"Merci de ta carte. Je suis heureux de te savoir à l'abri et tranquille, moi qui ai repris la vie aventureuse du poilu des tranchées de première ligne. Dès ma rentrée, j'ai failli y laisser ma peau, le premier soir d'abord, où une rafale de mitrailleuse m'a copieusement arrosé, et, le 18, ensuite, lors d'une attaque où j'ai vu tomber, tués à mes côtés, huit de mes meilleurs soldats dont un adjudant et deux sergents et douze poilus blessés. Je garderai longtemps sous mes yeux le souvenir de cette vision tragique, un champ de bataille ravagé de coups de canon sur lequel se couche le soleil rouge : un cirque de sang. Crois bien, cher vieux, que j'ai gardé dans cette occasion tout le sang-froid et toute l'énergie que tu me connais ; mes hommes d'ailleurs ont été admirables. Quelle belle race, et j'étais fier et content de marcher à la tête de tels bougres. Ca va toujours très bien, à tous points de vue, c'est seulement un peu long. Au revoir, cher vieux, écris-moi plus longuement si tu disposes de quelques loisirs."

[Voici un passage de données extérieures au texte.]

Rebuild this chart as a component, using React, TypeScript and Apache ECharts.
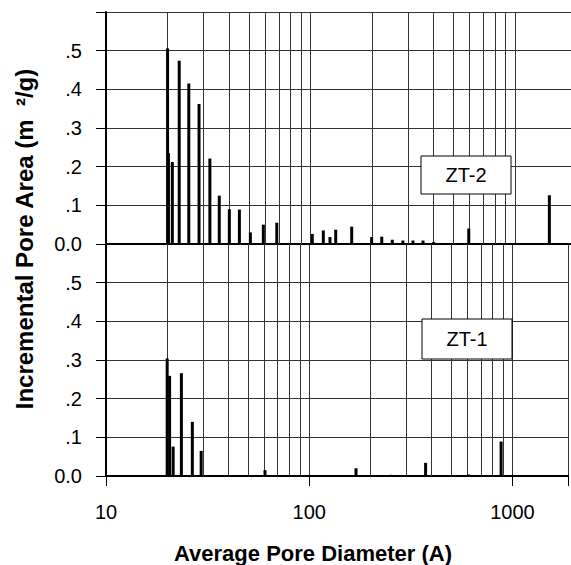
import React, { useEffect, useRef } from "react";
import * as echarts from "echarts";

// ZT-2 (upper panel)
const zt2Diameters = [20.0, 20.2, 21.1, 22.8, 25.4, 28.5, 32.2, 35.8, 40.1, 44.9, 50.8, 58.8, 68.4, 102, 115.5, 124.5, 132.8, 159, 199, 223, 251, 283, 317, 355, 400, 450, 594, 1472];
const zt2Areas = [0.506, 0.235, 0.212, 0.474, 0.415, 0.362, 0.221, 0.125, 0.09, 0.089, 0.03, 0.05, 0.055, 0.026, 0.035, 0.018, 0.037, 0.045, 0.018, 0.019, 0.011, 0.009, 0.009, 0.009, 0.005, 0.002, 0.04, 0.126];

// ZT-1 (lower panel)
const zt1Diameters = [20.0, 20.56, 21.4, 23.5, 26.6, 29.4, 60.6, 170, 252, 374, 609, 880];
const zt1Areas = [0.304, 0.259, 0.076, 0.266, 0.14, 0.065, 0.015, 0.02, 0.003, 0.034, 0.004, 0.089];

const minorGridDiameters = [20, 30, 40, 50, 60, 70, 80, 90, 200, 300, 400, 500, 600, 700, 800, 900];
const xTickLabels = ["10", "100", "1000"];
const sampleLabels = ["ZT-2", "ZT-1"];
const xTitle = "Average Pore Diameter (A)";
const yTitle = "Incremental Pore Area (m  \u00B2/g)";

const FONT = '"Liberation Sans", Arial, Helvetica, sans-serif';
const GRID_COLOR = "#333";
const X_MIN = 10;
const X_MAX = 1878;

function toPairs(ds: number[], vs: number[]) {
  return ds.map((d, i) => [d, vs[i]]);
}

const renderBar = (_params: any, api: any) => {
  const x = api.value(0);
  const y = api.value(1);
  const top = api.coord([x, y]);
  const base = api.coord([x, 0]);
  const w = 3;
  return {
    type: "rect",
    shape: { x: top[0] - w / 2, y: top[1], width: w, height: base[1] - top[1] },
    style: { fill: "#000" },
  };
};

function yLabel(v: number) {
  const r = Math.round(v * 10) / 10;
  if (r === 0) return "0.0";
  if (r >= 0.6) return "";
  return r.toFixed(1).replace(/^0/, "");
}

function xLabel(v: number) {
  const r = Math.round(v);
  const idx = [10, 100, 1000].indexOf(r);
  return idx >= 0 ? xTickLabels[idx] : "";
}

function makeXAxis(gridIndex: number, showLabels: boolean) {
  return {
    type: "log",
    logBase: 10,
    gridIndex,
    min: X_MIN,
    max: X_MAX,
    axisLine: { show: true, lineStyle: { color: "#000", width: 2 } },
    axisTick: { show: showLabels, length: 10, inside: false, lineStyle: { color: "#000", width: 1 } },
    axisLabel: {
      show: showLabels,
      formatter: xLabel,
      fontFamily: FONT,
      fontSize: 20,
      color: "#000",
      margin: 26,
    },
    splitLine: { show: true, lineStyle: { color: GRID_COLOR, width: 1 } },
  };
}

function makeYAxis(gridIndex: number) {
  return {
    type: "value",
    gridIndex,
    min: 0,
    max: 0.6,
    interval: 0.1,
    axisLine: { show: true, lineStyle: { color: "#000", width: 2 } },
    axisTick: { show: true, length: 10, inside: false, lineStyle: { color: "#000", width: 1 } },
    axisLabel: {
      formatter: yLabel,
      fontFamily: FONT,
      fontSize: 20,
      color: "#000",
      margin: 24,
    },
    splitLine: { show: true, lineStyle: { color: GRID_COLOR, width: 1 } },
  };
}

function makeSeries(idx: number, ds: number[], vs: number[]) {
  return {
    type: "custom",
    xAxisIndex: idx,
    yAxisIndex: idx,
    renderItem: renderBar,
    data: toPairs(ds, vs),
    silent: true,
    z: 5,
    markLine: {
      silent: true,
      symbol: ["none", "none"],
      label: { show: false },
      lineStyle: { color: GRID_COLOR, width: 1, type: "solid" },
      data: minorGridDiameters.map((d) => ({ xAxis: d })),
      z: 1,
    },
  };
}

function labelBox(text: string, x: number, y: number, w: number, h: number) {
  return [
    {
      type: "rect",
      x,
      y,
      z: 200,
      shape: { x: 0, y: 0, width: w, height: h },
      style: { fill: "#ffffff", stroke: "#000000", lineWidth: 1 },
    },
    {
      type: "text",
      x: x + w / 2,
      y: y + h / 2,
      z: 201,
      style: { text, font: `20px ${FONT}`, fill: "#000", align: "center", verticalAlign: "middle" },
    },
  ];
}

export default function App() {
  const ref = useRef<HTMLDivElement>(null);
  useEffect(() => {
    if (!ref.current) return;
    const chart = echarts.init(ref.current, undefined, { renderer: "svg" });
    chart.setOption({
      animation: false,
      backgroundColor: "#fff",
      grid: [
        { left: 106, right: 0, top: 12, height: 232 },
        { left: 106, right: 0, top: 244, height: 232 },
      ],
      xAxis: [makeXAxis(0, false), makeXAxis(1, true)],
      yAxis: [makeYAxis(0), makeYAxis(1)],
      series: [makeSeries(0, zt2Diameters, zt2Areas), makeSeries(1, zt1Diameters, zt1Areas)],
      graphic: [
        ...labelBox(sampleLabels[0], 421, 156, 90, 38),
        ...labelBox(sampleLabels[1], 422, 319, 90, 40),
        {
          type: "text",
          x: 24,
          y: 239,
          rotation: Math.PI / 2,
          style: { text: yTitle, font: `bold 24px ${FONT}`, fill: "#000", align: "center", verticalAlign: "middle" },
        },
        {
          type: "text",
          x: 313,
          y: 553,
          style: { text: xTitle, font: `bold 22px ${FONT}`, fill: "#000", align: "center", verticalAlign: "middle" },
        },
      ],
    });
    return () => chart.dispose();
  }, []);
  return <div ref={ref} style={{ position: "fixed", left: 0, top: 0, width: 571, height: 565, background: "#fff" }} />;
}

Il écrit le même jours à son épouse :
Hier je n'ai pu t'envoyer qu'une toute petite carte. J'étais dans la tranchée P 3 à 200 mètres des Boches qui, d'ailleurs, à part quelques obus, nous ont fichu la paix. Il a plu, mais je me suis tenu à l'abri et si j'ai eu un tout petit peu froid aux pieds ce n'est rien en comparaison de cet hiver.
Nous avons été relevés de bonne heure, vers 8 h. 1/2 du soir, et nous sommes venus nous installer dans notre cave, une cave très bien où nous avons un poêle, deux sommiers avec des matelas et des édredons où nous avons reposé le mieux du monde jusqu'à onze heures du matin. Il y a une pompe et un puits dans la maison, ce qui nous a permis de faire un brin de toilette complète."
* Edmond Rocher (1873-1948). Romancier, Poète et littérateur.